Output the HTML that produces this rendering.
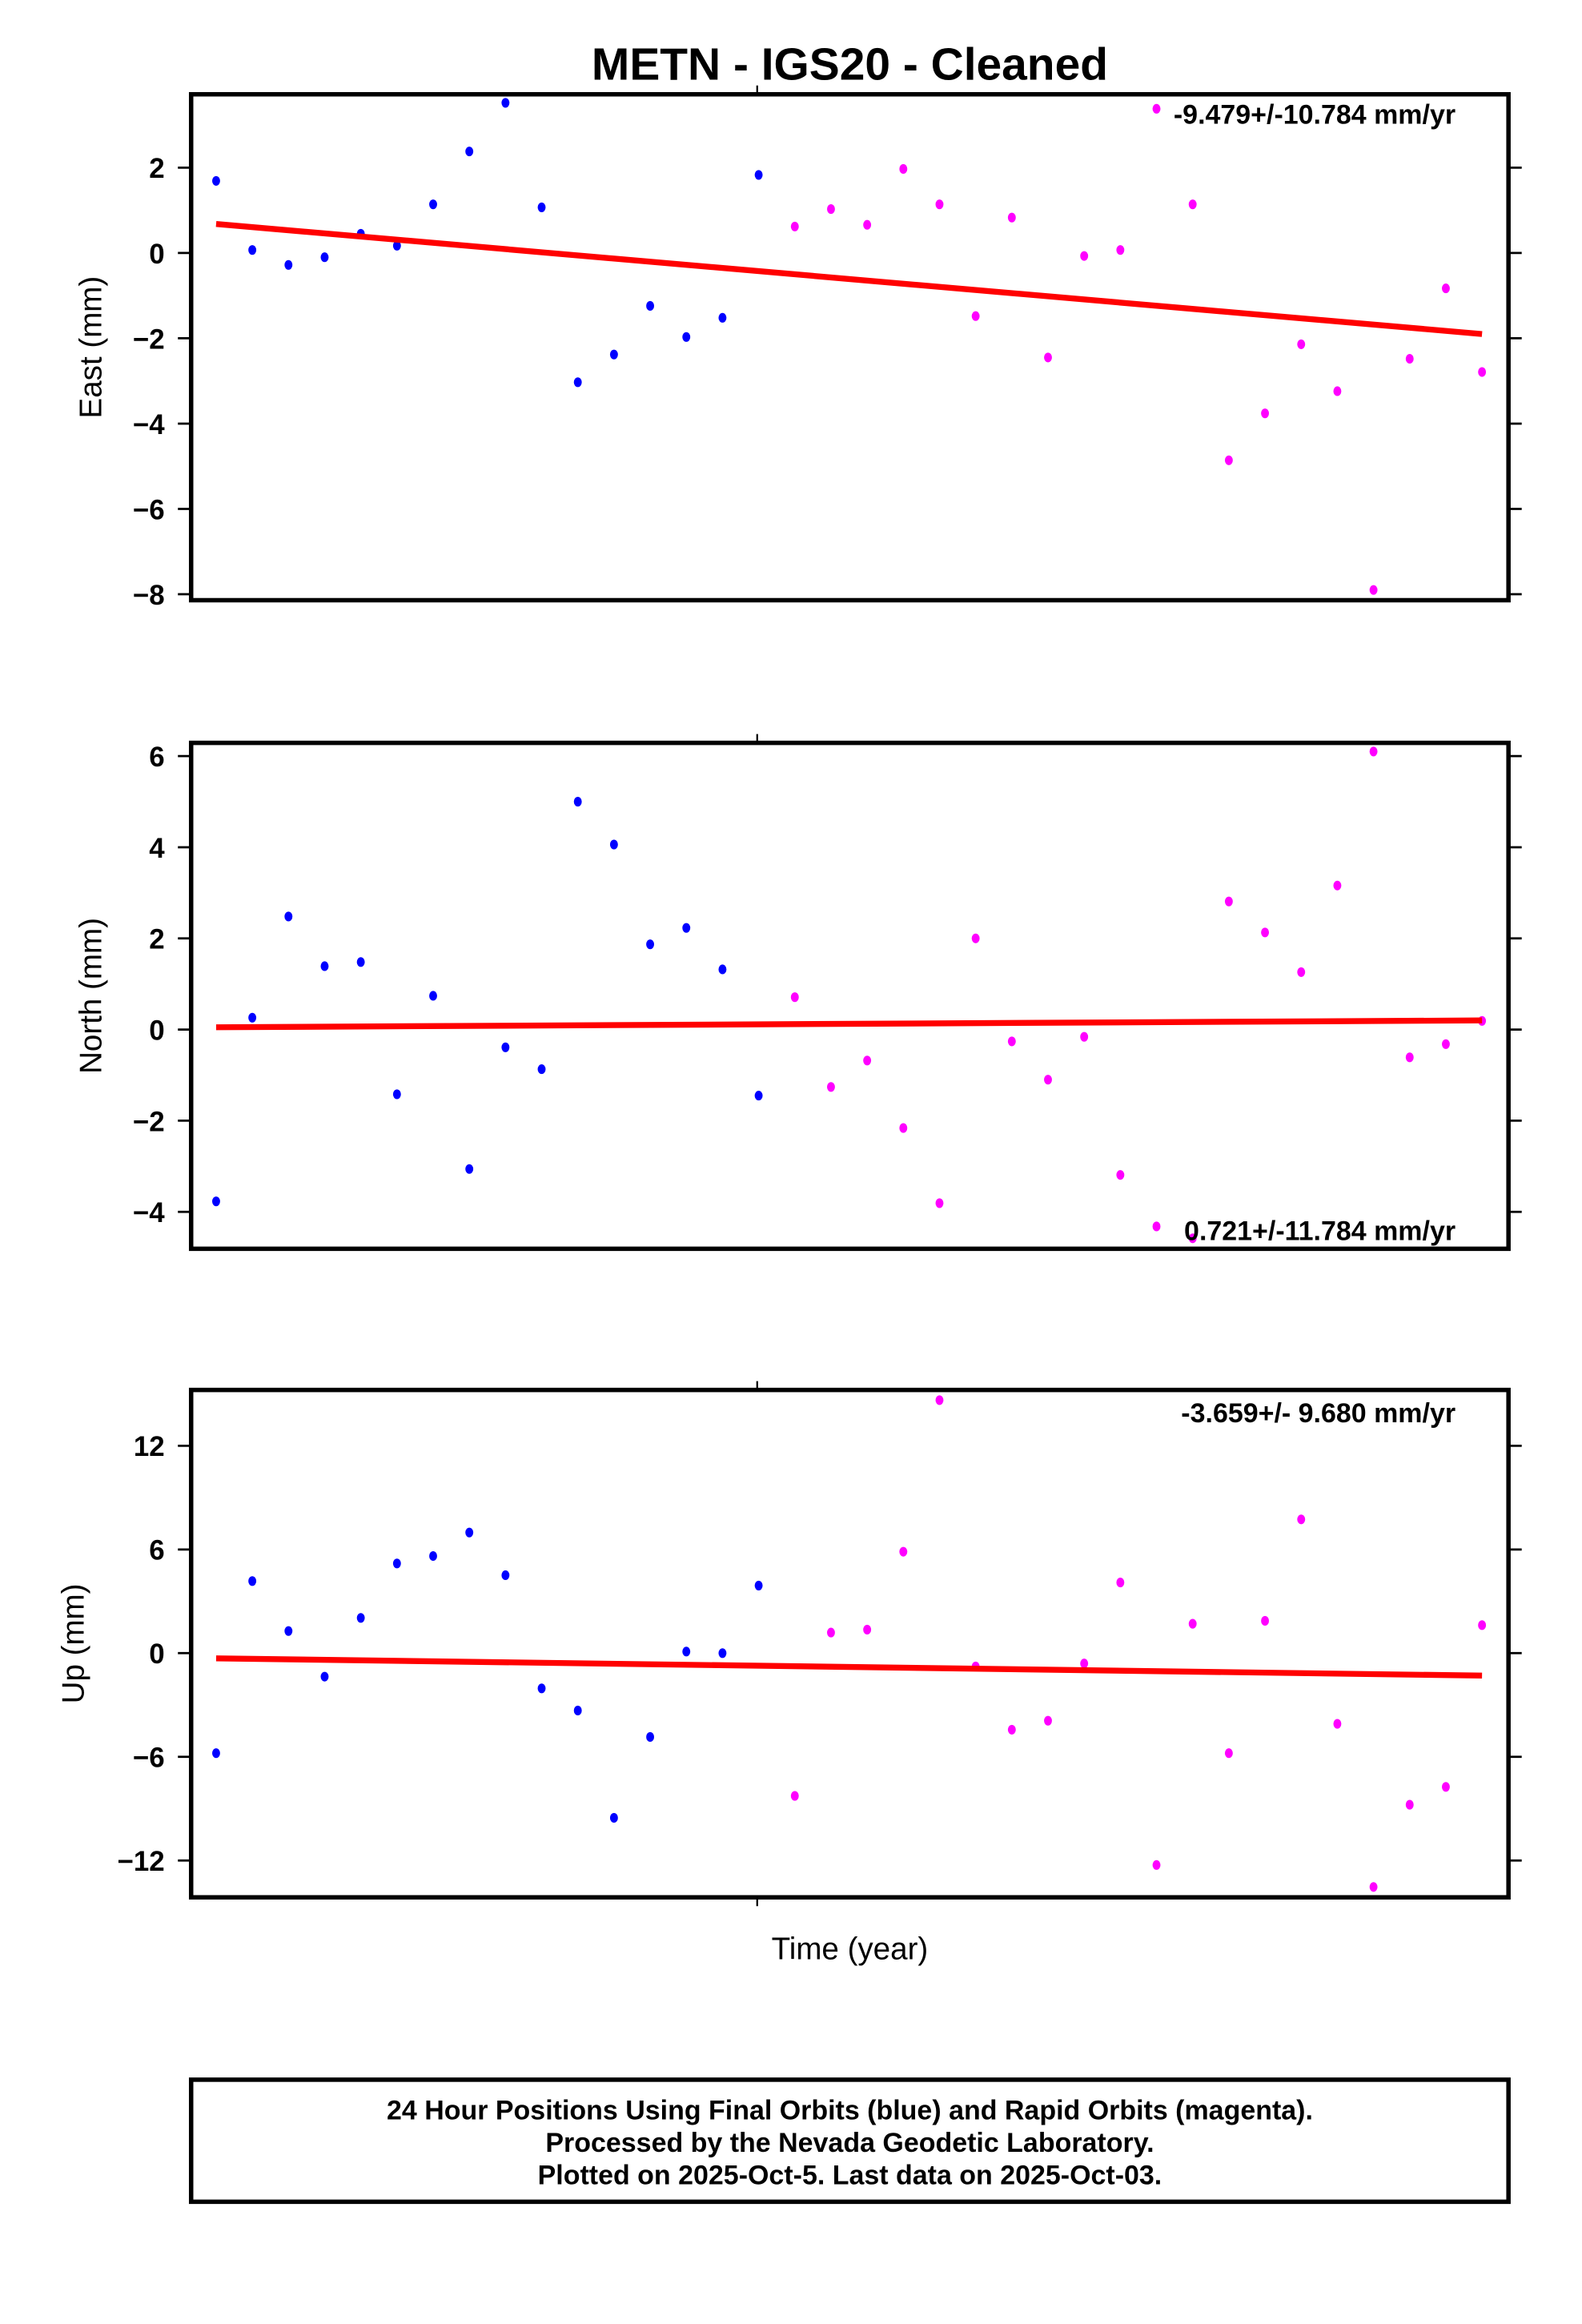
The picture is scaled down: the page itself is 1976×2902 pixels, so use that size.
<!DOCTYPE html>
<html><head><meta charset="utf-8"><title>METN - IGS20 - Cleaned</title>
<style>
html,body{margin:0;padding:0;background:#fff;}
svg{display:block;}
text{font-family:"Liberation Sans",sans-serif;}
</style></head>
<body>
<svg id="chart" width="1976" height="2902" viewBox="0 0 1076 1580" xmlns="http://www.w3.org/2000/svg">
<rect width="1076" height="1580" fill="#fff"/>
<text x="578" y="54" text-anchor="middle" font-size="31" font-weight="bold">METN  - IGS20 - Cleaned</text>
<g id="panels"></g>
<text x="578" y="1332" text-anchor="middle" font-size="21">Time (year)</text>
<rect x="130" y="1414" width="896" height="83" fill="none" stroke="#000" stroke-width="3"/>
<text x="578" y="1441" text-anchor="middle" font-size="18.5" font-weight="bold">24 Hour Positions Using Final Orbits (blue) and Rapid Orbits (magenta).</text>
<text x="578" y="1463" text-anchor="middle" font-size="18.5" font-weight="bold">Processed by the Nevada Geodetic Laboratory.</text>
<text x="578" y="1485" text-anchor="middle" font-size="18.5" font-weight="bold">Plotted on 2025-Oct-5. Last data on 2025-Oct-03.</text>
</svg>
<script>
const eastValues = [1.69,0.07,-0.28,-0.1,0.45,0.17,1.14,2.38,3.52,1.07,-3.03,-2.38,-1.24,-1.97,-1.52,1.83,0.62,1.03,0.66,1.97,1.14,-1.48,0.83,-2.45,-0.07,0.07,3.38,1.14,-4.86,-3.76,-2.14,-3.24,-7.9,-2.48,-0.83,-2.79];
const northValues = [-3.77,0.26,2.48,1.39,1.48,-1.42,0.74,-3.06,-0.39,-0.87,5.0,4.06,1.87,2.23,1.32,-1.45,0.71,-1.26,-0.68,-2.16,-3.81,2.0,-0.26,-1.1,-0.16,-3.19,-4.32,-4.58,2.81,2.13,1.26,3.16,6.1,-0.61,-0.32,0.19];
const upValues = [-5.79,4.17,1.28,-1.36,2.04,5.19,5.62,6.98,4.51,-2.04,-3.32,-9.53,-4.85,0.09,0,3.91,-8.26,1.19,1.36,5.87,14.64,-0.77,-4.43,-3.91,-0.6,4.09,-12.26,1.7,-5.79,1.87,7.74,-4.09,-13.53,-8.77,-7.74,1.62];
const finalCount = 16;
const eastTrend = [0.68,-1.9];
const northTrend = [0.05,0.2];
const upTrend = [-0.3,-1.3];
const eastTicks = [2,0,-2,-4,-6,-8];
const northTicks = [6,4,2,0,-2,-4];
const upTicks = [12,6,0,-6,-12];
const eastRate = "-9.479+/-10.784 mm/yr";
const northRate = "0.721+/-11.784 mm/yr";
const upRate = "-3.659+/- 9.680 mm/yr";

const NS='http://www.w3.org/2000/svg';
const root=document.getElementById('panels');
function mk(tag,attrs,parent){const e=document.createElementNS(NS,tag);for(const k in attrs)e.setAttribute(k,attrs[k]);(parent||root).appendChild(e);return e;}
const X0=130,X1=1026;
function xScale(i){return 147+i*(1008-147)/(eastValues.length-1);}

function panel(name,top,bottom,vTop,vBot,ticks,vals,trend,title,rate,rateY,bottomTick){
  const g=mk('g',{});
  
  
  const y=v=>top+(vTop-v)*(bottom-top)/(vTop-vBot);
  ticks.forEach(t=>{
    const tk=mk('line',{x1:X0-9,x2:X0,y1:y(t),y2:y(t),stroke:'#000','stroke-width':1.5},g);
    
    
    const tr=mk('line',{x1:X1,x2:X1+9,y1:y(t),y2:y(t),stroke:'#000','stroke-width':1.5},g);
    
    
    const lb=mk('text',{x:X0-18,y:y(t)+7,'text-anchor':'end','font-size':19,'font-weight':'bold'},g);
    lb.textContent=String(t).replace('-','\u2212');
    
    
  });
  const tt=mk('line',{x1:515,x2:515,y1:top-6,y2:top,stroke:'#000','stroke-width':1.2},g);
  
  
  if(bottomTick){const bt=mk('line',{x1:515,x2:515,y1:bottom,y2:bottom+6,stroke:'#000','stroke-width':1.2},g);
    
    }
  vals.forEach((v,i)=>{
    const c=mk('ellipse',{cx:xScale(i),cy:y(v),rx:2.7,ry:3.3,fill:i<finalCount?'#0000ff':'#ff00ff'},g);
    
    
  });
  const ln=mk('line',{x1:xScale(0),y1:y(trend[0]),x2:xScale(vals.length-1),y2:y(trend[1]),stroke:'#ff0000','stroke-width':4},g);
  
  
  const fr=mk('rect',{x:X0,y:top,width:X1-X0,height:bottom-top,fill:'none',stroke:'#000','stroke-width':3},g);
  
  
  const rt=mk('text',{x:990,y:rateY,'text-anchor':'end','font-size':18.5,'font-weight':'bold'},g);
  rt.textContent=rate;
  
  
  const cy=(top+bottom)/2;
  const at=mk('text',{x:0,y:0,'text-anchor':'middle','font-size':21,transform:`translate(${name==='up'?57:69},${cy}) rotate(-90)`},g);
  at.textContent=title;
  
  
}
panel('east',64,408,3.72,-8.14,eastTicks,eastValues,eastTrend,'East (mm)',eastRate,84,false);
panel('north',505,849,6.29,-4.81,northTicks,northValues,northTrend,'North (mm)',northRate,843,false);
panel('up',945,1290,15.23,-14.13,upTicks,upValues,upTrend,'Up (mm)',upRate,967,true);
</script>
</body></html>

• **Stated goal**
Quote the preceding listing precisely and completely, omitting its images.

• **Exercise output**
Output the HTML that produces this rendering.
The picture is scaled down: the page itself is 1976×2902 pixels, so use that size.
<!DOCTYPE html>
<html><head><meta charset="utf-8"><title>METN - IGS20 - Cleaned</title>
<style>
html,body{margin:0;padding:0;background:#fff;}
svg{display:block;}
text{font-family:"Liberation Sans",sans-serif;}
</style></head>
<body>
<svg id="chart" width="1976" height="2902" viewBox="0 0 1076 1580" xmlns="http://www.w3.org/2000/svg">
<rect width="1076" height="1580" fill="#fff"/>
<text x="578" y="54" text-anchor="middle" font-size="31" font-weight="bold">METN  - IGS20 - Cleaned</text>
<g id="panels"></g>
<text x="578" y="1332" text-anchor="middle" font-size="21">Time (year)</text>
<rect x="130" y="1414" width="896" height="83" fill="none" stroke="#000" stroke-width="3"/>
<text x="578" y="1441" text-anchor="middle" font-size="18.5" font-weight="bold">24 Hour Positions Using Final Orbits (blue) and Rapid Orbits (magenta).</text>
<text x="578" y="1463" text-anchor="middle" font-size="18.5" font-weight="bold">Processed by the Nevada Geodetic Laboratory.</text>
<text x="578" y="1485" text-anchor="middle" font-size="18.5" font-weight="bold">Plotted on 2025-Oct-5. Last data on 2025-Oct-03.</text>
</svg>
<script>
const eastValues = [1.69,0.07,-0.28,-0.1,0.45,0.17,1.14,2.38,3.52,1.07,-3.03,-2.38,-1.24,-1.97,-1.52,1.83,0.62,1.03,0.66,1.97,1.14,-1.48,0.83,-2.45,-0.07,0.07,3.38,1.14,-4.86,-3.76,-2.14,-3.24,-7.9,-2.48,-0.83,-2.79];
const northValues = [-3.77,0.26,2.48,1.39,1.48,-1.42,0.74,-3.06,-0.39,-0.87,5.0,4.06,1.87,2.23,1.32,-1.45,0.71,-1.26,-0.68,-2.16,-3.81,2.0,-0.26,-1.1,-0.16,-3.19,-4.32,-4.58,2.81,2.13,1.26,3.16,6.1,-0.61,-0.32,0.19];
const upValues = [-5.79,4.17,1.28,-1.36,2.04,5.19,5.62,6.98,4.51,-2.04,-3.32,-9.53,-4.85,0.09,0,3.91,-8.26,1.19,1.36,5.87,14.64,-0.77,-4.43,-3.91,-0.6,4.09,-12.26,1.7,-5.79,1.87,7.74,-4.09,-13.53,-8.77,-7.74,1.62];
const finalCount = 16;
const eastTrend = [0.68,-1.9];
const northTrend = [0.05,0.2];
const upTrend = [-0.3,-1.3];
const eastTicks = [2,0,-2,-4,-6,-8];
const northTicks = [6,4,2,0,-2,-4];
const upTicks = [12,6,0,-6,-12];
const eastRate = "-9.479+/-10.784 mm/yr";
const northRate = "0.721+/-11.784 mm/yr";
const upRate = "-3.659+/- 9.680 mm/yr";

const NS='http://www.w3.org/2000/svg';
const root=document.getElementById('panels');
function mk(tag,attrs,parent){const e=document.createElementNS(NS,tag);for(const k in attrs)e.setAttribute(k,attrs[k]);(parent||root).appendChild(e);return e;}
const X0=130,X1=1026;
function xScale(i){return 147+i*(1008-147)/(eastValues.length-1);}

function panel(name,top,bottom,vTop,vBot,ticks,vals,trend,title,rate,rateY,bottomTick){
  const g=mk('g',{});
  
  
  const y=v=>top+(vTop-v)*(bottom-top)/(vTop-vBot);
  ticks.forEach(t=>{
    const tk=mk('line',{x1:X0-9,x2:X0,y1:y(t),y2:y(t),stroke:'#000','stroke-width':1.5},g);
    
    
    const tr=mk('line',{x1:X1,x2:X1+9,y1:y(t),y2:y(t),stroke:'#000','stroke-width':1.5},g);
    
    
    const lb=mk('text',{x:X0-18,y:y(t)+7,'text-anchor':'end','font-size':19,'font-weight':'bold'},g);
    lb.textContent=String(t).replace('-','\u2212');
    
    
  });
  const tt=mk('line',{x1:515,x2:515,y1:top-6,y2:top,stroke:'#000','stroke-width':1.2},g);
  
  
  if(bottomTick){const bt=mk('line',{x1:515,x2:515,y1:bottom,y2:bottom+6,stroke:'#000','stroke-width':1.2},g);
    
    }
  vals.forEach((v,i)=>{
    const c=mk('ellipse',{cx:xScale(i),cy:y(v),rx:2.7,ry:3.3,fill:i<finalCount?'#0000ff':'#ff00ff'},g);
    
    
  });
  const ln=mk('line',{x1:xScale(0),y1:y(trend[0]),x2:xScale(vals.length-1),y2:y(trend[1]),stroke:'#ff0000','stroke-width':4},g);
  
  
  const fr=mk('rect',{x:X0,y:top,width:X1-X0,height:bottom-top,fill:'none',stroke:'#000','stroke-width':3},g);
  
  
  const rt=mk('text',{x:990,y:rateY,'text-anchor':'end','font-size':18.5,'font-weight':'bold'},g);
  rt.textContent=rate;
  
  
  const cy=(top+bottom)/2;
  const at=mk('text',{x:0,y:0,'text-anchor':'middle','font-size':21,transform:`translate(${name==='up'?57:69},${cy}) rotate(-90)`},g);
  at.textContent=title;
  
  
}
panel('east',64,408,3.72,-8.14,eastTicks,eastValues,eastTrend,'East (mm)',eastRate,84,false);
panel('north',505,849,6.29,-4.81,northTicks,northValues,northTrend,'North (mm)',northRate,843,false);
panel('up',945,1290,15.23,-14.13,upTicks,upValues,upTrend,'Up (mm)',upRate,967,true);
</script>
</body></html>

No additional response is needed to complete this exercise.